In the absence of problems, once the deposition has been concluded it is signed by the witness and transmitted by the Examiner to the court for certification. It is then transmitted to the requesting court. However, where the depositions are recorded by a court reporter, stenographer, etc. it is not uncommon, if time is short, for copies to be utilised in the foreign proceedings even before certification and transmittal by the court. It is also not necessary for the witness to sign the transcript of the deposition where a stenographer/court reporter is used, though this is prudent.
Position of Corporate Entities
A corporate entity cannot be ordered to attend for examination on oath, but can be ordered to attend and produce specified documents by its proper officer, and named individuals employed by a corporate entity can be ordered to attend.
The Considerations of the English Court
When receiving a letter request from the requesting court the English court will first consider whether it has the jurisdiction to make an order, and if satisfied that it has, whether it should exercise its discretion to make the order as asked, with conditions attaching, or to refuse it in the light of the provisions of the Act and the Rules referred to above.
Mention should be made in this context of the Protection of Trading Interests Act 1980 (“PITA”) which provides protection for persons in the UK from certain measures taken under extra territorial jurisdiction asserted by foreign countries when their effect would be to damage the trading interests of the UK or otherwise be prejudicial to its sovereignty or security.
In short, if a foreign court orders a person in the UK to provide a document or information to it the Secretary of State can prohibit compliance with that order in appropriate circumstances.
Other Logistical Considerations
For reasons which will be apparent it is always worthwhile, time permitting, for the foreign lawyer to discuss his or her requirements with any English lawyer to be instructed at the earliest opportunity so as to ensure a successful application can be made which meets all the requirements of the English court, the foreign requesting court and particularly those of the foreign lawyer and his or her client. This is best done before the letter of request is sought and obtained by the local lawyer from the requesting court.

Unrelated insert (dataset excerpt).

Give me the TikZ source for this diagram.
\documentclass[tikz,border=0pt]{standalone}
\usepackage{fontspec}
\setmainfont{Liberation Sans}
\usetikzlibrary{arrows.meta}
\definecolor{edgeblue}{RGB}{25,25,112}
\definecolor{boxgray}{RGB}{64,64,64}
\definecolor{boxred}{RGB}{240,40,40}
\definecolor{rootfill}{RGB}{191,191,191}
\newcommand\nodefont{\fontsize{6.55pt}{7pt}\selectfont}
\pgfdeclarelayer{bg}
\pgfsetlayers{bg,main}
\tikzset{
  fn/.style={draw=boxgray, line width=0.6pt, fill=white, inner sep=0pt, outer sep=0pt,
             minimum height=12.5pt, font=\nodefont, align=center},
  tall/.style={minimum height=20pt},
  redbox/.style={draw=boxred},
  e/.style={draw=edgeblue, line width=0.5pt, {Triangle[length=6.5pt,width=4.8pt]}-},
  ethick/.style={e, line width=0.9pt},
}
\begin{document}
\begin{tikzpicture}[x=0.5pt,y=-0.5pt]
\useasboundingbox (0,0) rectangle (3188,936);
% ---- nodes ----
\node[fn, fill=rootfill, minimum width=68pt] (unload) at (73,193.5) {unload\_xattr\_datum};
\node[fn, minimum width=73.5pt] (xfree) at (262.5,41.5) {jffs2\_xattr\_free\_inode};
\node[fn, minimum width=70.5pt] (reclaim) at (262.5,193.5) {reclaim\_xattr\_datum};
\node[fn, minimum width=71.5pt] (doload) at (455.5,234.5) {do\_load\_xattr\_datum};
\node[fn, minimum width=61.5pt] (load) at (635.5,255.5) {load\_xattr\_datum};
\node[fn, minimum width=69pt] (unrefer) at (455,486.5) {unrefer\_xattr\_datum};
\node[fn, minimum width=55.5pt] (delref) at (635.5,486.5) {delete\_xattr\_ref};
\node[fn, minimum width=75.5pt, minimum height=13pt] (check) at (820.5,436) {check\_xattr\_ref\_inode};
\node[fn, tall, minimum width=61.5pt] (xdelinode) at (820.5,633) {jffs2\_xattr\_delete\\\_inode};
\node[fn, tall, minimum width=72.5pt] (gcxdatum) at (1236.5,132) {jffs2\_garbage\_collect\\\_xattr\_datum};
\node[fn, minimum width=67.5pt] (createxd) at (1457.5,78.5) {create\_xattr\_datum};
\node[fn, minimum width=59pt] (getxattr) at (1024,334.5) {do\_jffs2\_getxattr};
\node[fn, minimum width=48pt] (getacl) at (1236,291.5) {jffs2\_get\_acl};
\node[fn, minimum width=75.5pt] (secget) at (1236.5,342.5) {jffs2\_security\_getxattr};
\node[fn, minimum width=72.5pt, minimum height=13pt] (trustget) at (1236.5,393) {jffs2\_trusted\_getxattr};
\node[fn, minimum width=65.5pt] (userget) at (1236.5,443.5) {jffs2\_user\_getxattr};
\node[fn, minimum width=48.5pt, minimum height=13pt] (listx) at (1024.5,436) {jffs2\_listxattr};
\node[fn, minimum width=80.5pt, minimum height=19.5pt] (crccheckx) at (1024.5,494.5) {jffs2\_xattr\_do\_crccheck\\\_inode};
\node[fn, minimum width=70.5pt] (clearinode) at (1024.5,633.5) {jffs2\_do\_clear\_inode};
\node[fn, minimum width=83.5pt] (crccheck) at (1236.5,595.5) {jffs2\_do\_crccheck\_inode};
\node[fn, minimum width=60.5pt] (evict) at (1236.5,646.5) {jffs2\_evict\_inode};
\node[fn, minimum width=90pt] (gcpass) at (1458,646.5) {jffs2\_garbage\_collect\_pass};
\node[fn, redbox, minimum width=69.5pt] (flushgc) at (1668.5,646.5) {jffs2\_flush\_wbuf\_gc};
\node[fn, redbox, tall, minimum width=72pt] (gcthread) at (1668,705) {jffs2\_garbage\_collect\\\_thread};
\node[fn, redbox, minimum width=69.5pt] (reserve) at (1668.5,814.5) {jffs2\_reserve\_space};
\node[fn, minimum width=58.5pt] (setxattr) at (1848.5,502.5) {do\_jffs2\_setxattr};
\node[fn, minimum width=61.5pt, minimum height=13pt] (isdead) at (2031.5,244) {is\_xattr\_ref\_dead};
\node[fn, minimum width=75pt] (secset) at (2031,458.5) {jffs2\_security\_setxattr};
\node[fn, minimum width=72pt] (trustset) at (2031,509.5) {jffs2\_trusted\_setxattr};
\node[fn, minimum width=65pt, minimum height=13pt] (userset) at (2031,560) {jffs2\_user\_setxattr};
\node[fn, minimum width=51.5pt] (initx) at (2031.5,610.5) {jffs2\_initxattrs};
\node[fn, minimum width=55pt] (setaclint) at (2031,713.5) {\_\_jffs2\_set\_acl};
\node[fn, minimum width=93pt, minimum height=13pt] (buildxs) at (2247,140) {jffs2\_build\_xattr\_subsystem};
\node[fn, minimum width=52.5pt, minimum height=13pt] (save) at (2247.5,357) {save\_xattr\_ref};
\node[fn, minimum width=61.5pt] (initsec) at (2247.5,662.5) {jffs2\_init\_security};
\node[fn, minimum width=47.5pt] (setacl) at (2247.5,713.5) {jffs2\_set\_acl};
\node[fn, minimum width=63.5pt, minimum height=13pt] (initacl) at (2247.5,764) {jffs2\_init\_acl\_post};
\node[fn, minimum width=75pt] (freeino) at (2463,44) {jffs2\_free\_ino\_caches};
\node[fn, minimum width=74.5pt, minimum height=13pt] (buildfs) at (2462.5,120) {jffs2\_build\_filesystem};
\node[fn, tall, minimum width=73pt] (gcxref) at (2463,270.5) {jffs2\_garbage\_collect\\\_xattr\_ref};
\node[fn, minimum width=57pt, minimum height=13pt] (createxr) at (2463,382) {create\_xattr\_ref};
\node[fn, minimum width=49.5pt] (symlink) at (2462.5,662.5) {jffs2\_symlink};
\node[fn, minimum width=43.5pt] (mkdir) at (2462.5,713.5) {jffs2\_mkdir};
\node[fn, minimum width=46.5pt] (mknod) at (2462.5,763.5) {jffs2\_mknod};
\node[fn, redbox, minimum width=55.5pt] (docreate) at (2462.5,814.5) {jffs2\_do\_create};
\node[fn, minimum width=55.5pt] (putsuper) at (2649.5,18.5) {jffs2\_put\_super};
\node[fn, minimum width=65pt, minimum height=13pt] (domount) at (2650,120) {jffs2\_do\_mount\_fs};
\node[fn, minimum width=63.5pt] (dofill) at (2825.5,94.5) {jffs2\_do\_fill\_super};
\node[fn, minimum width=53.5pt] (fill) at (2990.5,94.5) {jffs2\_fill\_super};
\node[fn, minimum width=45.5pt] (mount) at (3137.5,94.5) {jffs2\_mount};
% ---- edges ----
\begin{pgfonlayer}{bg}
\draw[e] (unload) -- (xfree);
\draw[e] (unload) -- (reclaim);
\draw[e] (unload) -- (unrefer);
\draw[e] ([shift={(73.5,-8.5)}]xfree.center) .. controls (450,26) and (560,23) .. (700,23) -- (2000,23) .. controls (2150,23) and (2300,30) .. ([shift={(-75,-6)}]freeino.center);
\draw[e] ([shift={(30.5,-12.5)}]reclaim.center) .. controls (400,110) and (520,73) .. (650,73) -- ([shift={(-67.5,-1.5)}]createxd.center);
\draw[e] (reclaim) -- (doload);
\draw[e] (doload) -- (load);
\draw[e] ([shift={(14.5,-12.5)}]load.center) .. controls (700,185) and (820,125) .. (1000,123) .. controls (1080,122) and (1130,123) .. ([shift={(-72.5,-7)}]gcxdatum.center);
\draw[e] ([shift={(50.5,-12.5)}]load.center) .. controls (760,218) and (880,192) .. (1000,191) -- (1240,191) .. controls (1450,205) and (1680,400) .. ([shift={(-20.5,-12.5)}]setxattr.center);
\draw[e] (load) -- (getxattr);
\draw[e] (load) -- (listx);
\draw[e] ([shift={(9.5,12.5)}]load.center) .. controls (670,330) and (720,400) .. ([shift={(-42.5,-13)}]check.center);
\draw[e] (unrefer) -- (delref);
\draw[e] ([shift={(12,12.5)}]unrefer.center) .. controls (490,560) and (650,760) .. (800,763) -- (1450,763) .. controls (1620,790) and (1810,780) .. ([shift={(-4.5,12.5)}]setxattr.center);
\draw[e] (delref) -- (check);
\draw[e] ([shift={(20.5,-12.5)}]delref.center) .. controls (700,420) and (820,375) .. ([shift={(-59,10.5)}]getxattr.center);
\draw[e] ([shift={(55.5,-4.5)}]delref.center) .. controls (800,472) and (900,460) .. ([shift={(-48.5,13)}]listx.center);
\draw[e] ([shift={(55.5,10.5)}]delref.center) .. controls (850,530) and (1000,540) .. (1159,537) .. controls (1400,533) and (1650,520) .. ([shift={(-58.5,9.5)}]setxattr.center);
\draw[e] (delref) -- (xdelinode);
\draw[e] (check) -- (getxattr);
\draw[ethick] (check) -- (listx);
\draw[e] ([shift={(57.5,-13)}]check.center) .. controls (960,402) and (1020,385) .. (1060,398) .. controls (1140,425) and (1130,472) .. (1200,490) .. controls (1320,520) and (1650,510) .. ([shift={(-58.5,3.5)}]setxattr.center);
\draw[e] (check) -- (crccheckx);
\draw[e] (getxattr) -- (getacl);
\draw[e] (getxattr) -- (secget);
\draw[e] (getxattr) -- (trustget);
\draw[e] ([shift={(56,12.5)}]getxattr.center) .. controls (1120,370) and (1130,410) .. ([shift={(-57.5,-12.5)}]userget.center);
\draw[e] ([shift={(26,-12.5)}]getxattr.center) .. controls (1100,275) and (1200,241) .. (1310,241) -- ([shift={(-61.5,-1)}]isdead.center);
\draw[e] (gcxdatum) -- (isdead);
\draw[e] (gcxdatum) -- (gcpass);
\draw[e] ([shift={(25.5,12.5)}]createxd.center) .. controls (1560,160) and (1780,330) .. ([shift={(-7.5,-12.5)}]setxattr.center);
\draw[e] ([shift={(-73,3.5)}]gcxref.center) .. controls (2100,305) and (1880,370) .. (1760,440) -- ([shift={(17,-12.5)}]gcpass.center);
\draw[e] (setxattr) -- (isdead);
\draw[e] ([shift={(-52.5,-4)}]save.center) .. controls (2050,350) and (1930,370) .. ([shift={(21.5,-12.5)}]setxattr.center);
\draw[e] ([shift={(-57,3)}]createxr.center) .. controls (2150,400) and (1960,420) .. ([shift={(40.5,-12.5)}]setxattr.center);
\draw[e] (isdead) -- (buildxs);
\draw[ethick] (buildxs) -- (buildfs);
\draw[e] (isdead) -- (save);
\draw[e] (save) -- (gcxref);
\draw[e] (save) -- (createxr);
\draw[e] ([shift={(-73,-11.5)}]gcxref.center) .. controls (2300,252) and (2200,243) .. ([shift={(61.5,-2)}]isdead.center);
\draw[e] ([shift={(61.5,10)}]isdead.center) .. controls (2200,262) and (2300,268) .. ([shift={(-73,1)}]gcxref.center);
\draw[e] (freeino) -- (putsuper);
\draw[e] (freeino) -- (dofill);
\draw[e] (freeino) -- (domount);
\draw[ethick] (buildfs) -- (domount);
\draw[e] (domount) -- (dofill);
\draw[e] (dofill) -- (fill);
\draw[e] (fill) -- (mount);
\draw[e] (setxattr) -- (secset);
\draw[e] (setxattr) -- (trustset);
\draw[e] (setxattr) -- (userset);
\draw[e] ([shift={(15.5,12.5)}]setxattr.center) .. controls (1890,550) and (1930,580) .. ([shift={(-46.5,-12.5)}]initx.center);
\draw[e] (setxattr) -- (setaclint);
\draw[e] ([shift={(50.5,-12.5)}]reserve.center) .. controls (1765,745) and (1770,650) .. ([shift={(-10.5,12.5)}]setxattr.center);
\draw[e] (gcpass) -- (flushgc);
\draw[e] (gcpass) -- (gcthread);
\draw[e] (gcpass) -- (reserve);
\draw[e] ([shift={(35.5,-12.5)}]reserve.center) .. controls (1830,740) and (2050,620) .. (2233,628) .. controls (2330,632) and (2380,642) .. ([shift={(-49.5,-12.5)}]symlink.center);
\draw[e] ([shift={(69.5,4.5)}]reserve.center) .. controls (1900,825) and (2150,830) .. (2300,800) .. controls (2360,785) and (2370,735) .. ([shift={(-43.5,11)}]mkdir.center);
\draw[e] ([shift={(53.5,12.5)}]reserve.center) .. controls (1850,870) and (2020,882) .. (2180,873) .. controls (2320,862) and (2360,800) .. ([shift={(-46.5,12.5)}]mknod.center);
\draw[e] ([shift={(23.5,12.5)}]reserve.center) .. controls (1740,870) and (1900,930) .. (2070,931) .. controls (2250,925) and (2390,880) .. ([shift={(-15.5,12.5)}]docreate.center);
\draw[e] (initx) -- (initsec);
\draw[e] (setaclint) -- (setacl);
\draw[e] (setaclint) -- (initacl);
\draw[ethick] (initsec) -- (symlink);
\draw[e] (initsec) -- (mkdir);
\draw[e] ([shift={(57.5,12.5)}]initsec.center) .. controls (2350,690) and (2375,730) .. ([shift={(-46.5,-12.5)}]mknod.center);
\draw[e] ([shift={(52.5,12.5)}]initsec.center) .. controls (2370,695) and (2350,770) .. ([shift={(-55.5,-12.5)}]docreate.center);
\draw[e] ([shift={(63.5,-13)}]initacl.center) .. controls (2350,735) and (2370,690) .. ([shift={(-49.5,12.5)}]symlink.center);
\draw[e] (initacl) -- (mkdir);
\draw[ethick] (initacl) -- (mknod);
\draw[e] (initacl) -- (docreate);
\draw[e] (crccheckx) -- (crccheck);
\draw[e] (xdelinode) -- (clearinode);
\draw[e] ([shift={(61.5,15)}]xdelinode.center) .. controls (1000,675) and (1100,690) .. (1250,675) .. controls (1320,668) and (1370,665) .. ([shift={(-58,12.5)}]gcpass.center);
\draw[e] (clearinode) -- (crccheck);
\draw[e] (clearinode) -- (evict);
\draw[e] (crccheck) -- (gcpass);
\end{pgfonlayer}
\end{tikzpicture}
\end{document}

A full Letter of Instruction to the English lawyer is of great value and it is suggested that it should, at least, do the following:
(1) provide a short précis of the civil proceedings being conducted in the foreign Court;
(2) provide a complete set of the pleadings in the action;
(3) identify the witness whose deposition is required, the witness’ address for service of any order obtained and details of the witness’ legal advisers in England, if any;
(4) provide any relevant correspondence with the witness or his or her legal advisers;
(5) provide details of the nature of the evidence to be sought from the witness together with details explaining the grounds for believing that the witness can give that evidence;
(6) provide details of the grounds for believing that the witness is within the jurisdiction of the English Court;
(7) advise at the earliest opportunity as to any deadline for the obtaining of the evidence required;
(8) advise a preferred date or dates for the proposed deposition taking;
(9) confirm whether the foreign lawyer intends to conduct the deposition taking or wishes the English lawyer to do so;
(10) provide details of the foreign lawyer representing the other party to the proceedings and, if known, their English correspondent firm or agents;
(11) advise whether a court reporter/stenographer is required to be provided by the English lawyer and if so, any particular requirements as to the required/format for the transcript.